==== PROVIDED DATA ====

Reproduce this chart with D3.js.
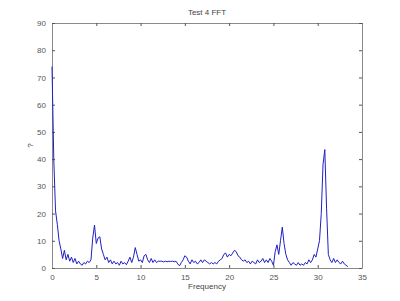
<!DOCTYPE html>
<html>
<head>
<meta charset="utf-8">
<script src="https://cdn.jsdelivr.net/npm/d3@7"></script>
<style>
  body { margin: 0; background: #fff; }
  svg text { font-family: "Liberation Sans", Arial, sans-serif; }
</style>
</head>
<body>
<div class="chart"></div>
<script>
// spectrum magnitudes, sampled every 0.2 Hz starting at 0
let step = 0.2;
let magnitudes = [
  74, 40, 21, 16, 10, 7, 3.5, 6.5, 3, 5,
  2.5, 4, 2, 3.5, 1.5, 2.5, 1.5, 1, 2, 1.5,
  2.5, 2, 3, 11, 15.8, 9, 11, 11.5, 7, 5,
  3, 4, 2, 3, 1.5, 2.5, 1.5, 2, 1, 2.5,
  1.5, 2, 1.2, 2.5, 4, 2, 4, 7.5, 5, 2.5,
  3, 2, 4.5, 5, 3, 2, 3.5, 2, 3, 2,
  2.5, 2.5, 2.5, 2.2, 2.5, 2.3, 2.5, 2.4, 2.5, 2.3,
  2.5, 1.5, 0.8, 2, 3, 4.5, 4, 2.5, 1.5, 3,
  2, 2.5, 1.5, 2, 3, 2, 3, 2.5, 2, 1.5,
  2, 1.5, 2, 1.5, 2.5, 3, 3.5, 5, 5.5, 4,
  5, 4.5, 5.5, 6.5, 6, 4.5, 4, 3, 2.5, 3,
  2, 2.5, 1.5, 2.5, 2, 1.5, 3, 2, 2.5, 3.5,
  2, 3, 2, 3.5, 2.5, 1, 6, 8.5, 5, 10,
  15, 9, 5, 3, 2, 1, 2, 1.5, 1, 2,
  1, 1.5, 1, 2, 1.5, 3, 2, 3, 5, 4,
  7, 10, 20, 38, 43.5, 22, 5, 3, 2, 3.5,
  2, 3, 2, 1.5, 2.5, 1.5, 1, 0.5
];
let xTicks = [0, 5, 10, 15, 20, 25, 30, 35];
let yTicks = [0, 10, 20, 30, 40, 50, 60, 70, 80, 90];

let data = magnitudes.map(function(v, i) { return {freq: i * step, val: v}; });

let margin = {top: 23, right: 38, bottom: 33, left: 52};
let width = 400 - margin.left - margin.right,
    height = 301 - margin.top - margin.bottom;

let svg = d3.select(".chart").append("svg")
    .attr("width", 400)
    .attr("height", 301);

let g = svg.append("g")
    .attr("transform", "translate(" + margin.left + "," + margin.top + ")");

const xScale = d3.scaleLinear().domain([0, 35]).range([0, width]);
const yScale = d3.scaleLinear().domain([0, 90]).range([height, 0]);

// inward ticks on all four sides, like a boxed axes
function styleAxis(sel) {
  sel.select(".domain").attr("stroke", "#8a8a8a");
  sel.selectAll(".tick line").attr("stroke", "#555");
  sel.selectAll("text").attr("fill", "#555").style("font-size", "8px");
}

g.append("g")
  .attr("transform", `translate(0, ${height})`)
  .call(d3.axisBottom(xScale).tickValues(xTicks).tickSizeInner(-3).tickSizeOuter(0).tickPadding(6))
  .call(styleAxis);

g.append("g")
  .call(d3.axisTop(xScale).tickValues(xTicks).tickSizeInner(-3).tickSizeOuter(0).tickFormat(""))
  .call(styleAxis);

g.append("g")
  .call(d3.axisLeft(yScale).tickValues(yTicks).tickSizeInner(-3).tickSizeOuter(0).tickPadding(6))
  .call(styleAxis);

g.append("g")
  .attr("transform", `translate(${width}, 0)`)
  .call(d3.axisRight(yScale).tickValues(yTicks).tickSizeInner(-3).tickSizeOuter(0).tickFormat(""))
  .call(styleAxis);

g.append("path")
  .datum(data)
  .attr("fill", "none")
  .attr("stroke", "#1f1fc4")
  .attr("stroke-width", 1)
  .attr("stroke-linejoin", "round")
  .attr("d", d3.line()
    .x(function(d) { return xScale(d.freq); })
    .y(function(d) { return yScale(d.val); }));

svg.append("text")
  .attr("x", margin.left + width / 2)
  .attr("y", 15)
  .attr("text-anchor", "middle")
  .attr("fill", "#444")
  .style("font-size", "8px")
  .text("Test 4 FFT");

svg.append("text")
  .attr("x", margin.left + width / 2)
  .attr("y", 289)
  .attr("text-anchor", "middle")
  .attr("fill", "#444")
  .style("font-size", "8px")
  .text("Frequency");

svg.append("text")
  .attr("transform", "translate(33," + (margin.top + height / 2) + ") rotate(-90)")
  .attr("text-anchor", "middle")
  .attr("fill", "#444")
  .style("font-size", "8px")
  .text("?");
</script>
</body>
</html>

====

▶ EXERCISE REQUIREMENTS
Leaving the pictures aside, transcribe the entire listing exactly.

▶ THE OUTPUT
Reproduce this chart with D3.js.
<!DOCTYPE html>
<html>
<head>
<meta charset="utf-8">
<script src="https://cdn.jsdelivr.net/npm/d3@7"></script>
<style>
  body { margin: 0; background: #fff; }
  svg text { font-family: "Liberation Sans", Arial, sans-serif; }
</style>
</head>
<body>
<div class="chart"></div>
<script>
// spectrum magnitudes, sampled every 0.2 Hz starting at 0
let step = 0.2;
let magnitudes = [
  74, 40, 21, 16, 10, 7, 3.5, 6.5, 3, 5,
  2.5, 4, 2, 3.5, 1.5, 2.5, 1.5, 1, 2, 1.5,
  2.5, 2, 3, 11, 15.8, 9, 11, 11.5, 7, 5,
  3, 4, 2, 3, 1.5, 2.5, 1.5, 2, 1, 2.5,
  1.5, 2, 1.2, 2.5, 4, 2, 4, 7.5, 5, 2.5,
  3, 2, 4.5, 5, 3, 2, 3.5, 2, 3, 2,
  2.5, 2.5, 2.5, 2.2, 2.5, 2.3, 2.5, 2.4, 2.5, 2.3,
  2.5, 1.5, 0.8, 2, 3, 4.5, 4, 2.5, 1.5, 3,
  2, 2.5, 1.5, 2, 3, 2, 3, 2.5, 2, 1.5,
  2, 1.5, 2, 1.5, 2.5, 3, 3.5, 5, 5.5, 4,
  5, 4.5, 5.5, 6.5, 6, 4.5, 4, 3, 2.5, 3,
  2, 2.5, 1.5, 2.5, 2, 1.5, 3, 2, 2.5, 3.5,
  2, 3, 2, 3.5, 2.5, 1, 6, 8.5, 5, 10,
  15, 9, 5, 3, 2, 1, 2, 1.5, 1, 2,
  1, 1.5, 1, 2, 1.5, 3, 2, 3, 5, 4,
  7, 10, 20, 38, 43.5, 22, 5, 3, 2, 3.5,
  2, 3, 2, 1.5, 2.5, 1.5, 1, 0.5
];
let xTicks = [0, 5, 10, 15, 20, 25, 30, 35];
let yTicks = [0, 10, 20, 30, 40, 50, 60, 70, 80, 90];

let data = magnitudes.map(function(v, i) { return {freq: i * step, val: v}; });

let margin = {top: 23, right: 38, bottom: 33, left: 52};
let width = 400 - margin.left - margin.right,
    height = 301 - margin.top - margin.bottom;

let svg = d3.select(".chart").append("svg")
    .attr("width", 400)
    .attr("height", 301);

let g = svg.append("g")
    .attr("transform", "translate(" + margin.left + "," + margin.top + ")");

const xScale = d3.scaleLinear().domain([0, 35]).range([0, width]);
const yScale = d3.scaleLinear().domain([0, 90]).range([height, 0]);

// inward ticks on all four sides, like a boxed axes
function styleAxis(sel) {
  sel.select(".domain").attr("stroke", "#8a8a8a");
  sel.selectAll(".tick line").attr("stroke", "#555");
  sel.selectAll("text").attr("fill", "#555").style("font-size", "8px");
}

g.append("g")
  .attr("transform", `translate(0, ${height})`)
  .call(d3.axisBottom(xScale).tickValues(xTicks).tickSizeInner(-3).tickSizeOuter(0).tickPadding(6))
  .call(styleAxis);

g.append("g")
  .call(d3.axisTop(xScale).tickValues(xTicks).tickSizeInner(-3).tickSizeOuter(0).tickFormat(""))
  .call(styleAxis);

g.append("g")
  .call(d3.axisLeft(yScale).tickValues(yTicks).tickSizeInner(-3).tickSizeOuter(0).tickPadding(6))
  .call(styleAxis);

g.append("g")
  .attr("transform", `translate(${width}, 0)`)
  .call(d3.axisRight(yScale).tickValues(yTicks).tickSizeInner(-3).tickSizeOuter(0).tickFormat(""))
  .call(styleAxis);

g.append("path")
  .datum(data)
  .attr("fill", "none")
  .attr("stroke", "#1f1fc4")
  .attr("stroke-width", 1)
  .attr("stroke-linejoin", "round")
  .attr("d", d3.line()
    .x(function(d) { return xScale(d.freq); })
    .y(function(d) { return yScale(d.val); }));

svg.append("text")
  .attr("x", margin.left + width / 2)
  .attr("y", 15)
  .attr("text-anchor", "middle")
  .attr("fill", "#444")
  .style("font-size", "8px")
  .text("Test 4 FFT");

svg.append("text")
  .attr("x", margin.left + width / 2)
  .attr("y", 289)
  .attr("text-anchor", "middle")
  .attr("fill", "#444")
  .style("font-size", "8px")
  .text("Frequency");

svg.append("text")
  .attr("transform", "translate(33," + (margin.top + height / 2) + ") rotate(-90)")
  .attr("text-anchor", "middle")
  .attr("fill", "#444")
  .style("font-size", "8px")
  .text("?");
</script>
</body>
</html>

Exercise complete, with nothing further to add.